» PROBLEM REQUIREMENTS
Repeat, exactly and completely, the material that follows. Omit the pictures.

» DATA

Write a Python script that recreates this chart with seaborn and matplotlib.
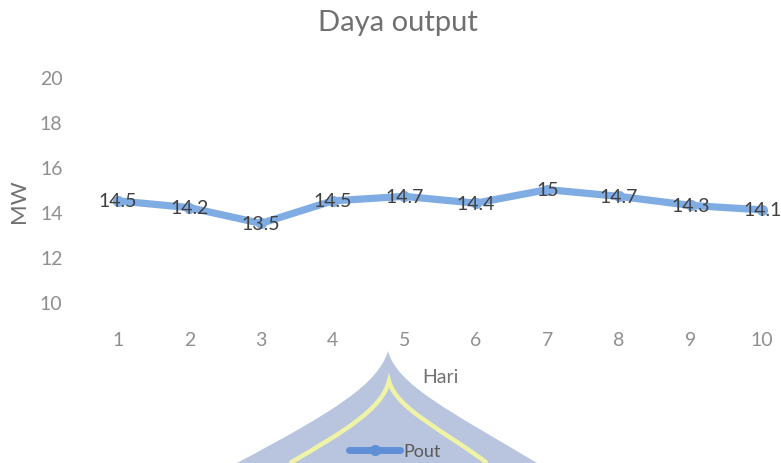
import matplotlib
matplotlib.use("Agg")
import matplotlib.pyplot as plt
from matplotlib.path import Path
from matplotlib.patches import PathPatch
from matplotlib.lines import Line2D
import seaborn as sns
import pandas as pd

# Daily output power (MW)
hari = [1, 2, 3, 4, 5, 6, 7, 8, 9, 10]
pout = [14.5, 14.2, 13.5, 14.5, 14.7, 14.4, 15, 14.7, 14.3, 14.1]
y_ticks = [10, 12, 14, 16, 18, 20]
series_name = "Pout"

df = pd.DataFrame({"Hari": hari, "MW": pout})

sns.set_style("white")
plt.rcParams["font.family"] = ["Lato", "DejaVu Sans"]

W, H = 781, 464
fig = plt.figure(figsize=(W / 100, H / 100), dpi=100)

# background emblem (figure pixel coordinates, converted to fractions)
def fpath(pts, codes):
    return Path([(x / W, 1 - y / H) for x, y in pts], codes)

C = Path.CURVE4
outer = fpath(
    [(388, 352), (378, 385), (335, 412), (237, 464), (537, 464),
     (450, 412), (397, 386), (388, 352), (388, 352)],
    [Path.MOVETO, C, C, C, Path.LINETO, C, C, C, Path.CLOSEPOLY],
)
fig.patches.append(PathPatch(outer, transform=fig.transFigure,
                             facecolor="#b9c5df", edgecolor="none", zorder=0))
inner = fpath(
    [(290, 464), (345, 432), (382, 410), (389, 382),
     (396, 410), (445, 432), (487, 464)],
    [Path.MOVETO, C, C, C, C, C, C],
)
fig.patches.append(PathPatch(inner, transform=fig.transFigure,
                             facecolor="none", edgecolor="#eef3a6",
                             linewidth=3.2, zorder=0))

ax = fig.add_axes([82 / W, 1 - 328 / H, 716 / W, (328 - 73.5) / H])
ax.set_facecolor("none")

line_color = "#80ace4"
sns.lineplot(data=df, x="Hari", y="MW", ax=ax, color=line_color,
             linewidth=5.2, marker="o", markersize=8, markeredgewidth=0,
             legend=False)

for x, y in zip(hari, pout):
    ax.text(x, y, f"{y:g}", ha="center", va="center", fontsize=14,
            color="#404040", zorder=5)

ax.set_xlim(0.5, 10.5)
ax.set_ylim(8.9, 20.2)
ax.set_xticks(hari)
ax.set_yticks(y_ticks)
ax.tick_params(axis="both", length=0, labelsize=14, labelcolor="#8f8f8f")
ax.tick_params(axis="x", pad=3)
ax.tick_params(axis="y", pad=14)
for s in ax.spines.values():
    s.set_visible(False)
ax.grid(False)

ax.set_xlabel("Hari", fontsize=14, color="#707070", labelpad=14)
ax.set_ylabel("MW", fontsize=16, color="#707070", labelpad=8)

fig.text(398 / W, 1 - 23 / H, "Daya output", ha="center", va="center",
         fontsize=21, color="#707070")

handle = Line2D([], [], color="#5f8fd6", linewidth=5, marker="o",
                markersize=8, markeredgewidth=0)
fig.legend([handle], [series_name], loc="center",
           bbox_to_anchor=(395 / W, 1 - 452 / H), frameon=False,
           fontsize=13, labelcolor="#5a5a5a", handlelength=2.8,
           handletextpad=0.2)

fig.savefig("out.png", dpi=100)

» REPLY TO THE EXERCISE
Write a Python script that recreates this chart with seaborn and matplotlib.
import matplotlib
matplotlib.use("Agg")
import matplotlib.pyplot as plt
from matplotlib.path import Path
from matplotlib.patches import PathPatch
from matplotlib.lines import Line2D
import seaborn as sns
import pandas as pd

# Daily output power (MW)
hari = [1, 2, 3, 4, 5, 6, 7, 8, 9, 10]
pout = [14.5, 14.2, 13.5, 14.5, 14.7, 14.4, 15, 14.7, 14.3, 14.1]
y_ticks = [10, 12, 14, 16, 18, 20]
series_name = "Pout"

df = pd.DataFrame({"Hari": hari, "MW": pout})

sns.set_style("white")
plt.rcParams["font.family"] = ["Lato", "DejaVu Sans"]

W, H = 781, 464
fig = plt.figure(figsize=(W / 100, H / 100), dpi=100)

# background emblem (figure pixel coordinates, converted to fractions)
def fpath(pts, codes):
    return Path([(x / W, 1 - y / H) for x, y in pts], codes)

C = Path.CURVE4
outer = fpath(
    [(388, 352), (378, 385), (335, 412), (237, 464), (537, 464),
     (450, 412), (397, 386), (388, 352), (388, 352)],
    [Path.MOVETO, C, C, C, Path.LINETO, C, C, C, Path.CLOSEPOLY],
)
fig.patches.append(PathPatch(outer, transform=fig.transFigure,
                             facecolor="#b9c5df", edgecolor="none", zorder=0))
inner = fpath(
    [(290, 464), (345, 432), (382, 410), (389, 382),
     (396, 410), (445, 432), (487, 464)],
    [Path.MOVETO, C, C, C, C, C, C],
)
fig.patches.append(PathPatch(inner, transform=fig.transFigure,
                             facecolor="none", edgecolor="#eef3a6",
                             linewidth=3.2, zorder=0))

ax = fig.add_axes([82 / W, 1 - 328 / H, 716 / W, (328 - 73.5) / H])
ax.set_facecolor("none")

line_color = "#80ace4"
sns.lineplot(data=df, x="Hari", y="MW", ax=ax, color=line_color,
             linewidth=5.2, marker="o", markersize=8, markeredgewidth=0,
             legend=False)

for x, y in zip(hari, pout):
    ax.text(x, y, f"{y:g}", ha="center", va="center", fontsize=14,
            color="#404040", zorder=5)

ax.set_xlim(0.5, 10.5)
ax.set_ylim(8.9, 20.2)
ax.set_xticks(hari)
ax.set_yticks(y_ticks)
ax.tick_params(axis="both", length=0, labelsize=14, labelcolor="#8f8f8f")
ax.tick_params(axis="x", pad=3)
ax.tick_params(axis="y", pad=14)
for s in ax.spines.values():
    s.set_visible(False)
ax.grid(False)

ax.set_xlabel("Hari", fontsize=14, color="#707070", labelpad=14)
ax.set_ylabel("MW", fontsize=16, color="#707070", labelpad=8)

fig.text(398 / W, 1 - 23 / H, "Daya output", ha="center", va="center",
         fontsize=21, color="#707070")

handle = Line2D([], [], color="#5f8fd6", linewidth=5, marker="o",
                markersize=8, markeredgewidth=0)
fig.legend([handle], [series_name], loc="center",
           bbox_to_anchor=(395 / W, 1 - 452 / H), frameon=False,
           fontsize=13, labelcolor="#5a5a5a", handlelength=2.8,
           handletextpad=0.2)

fig.savefig("out.png", dpi=100)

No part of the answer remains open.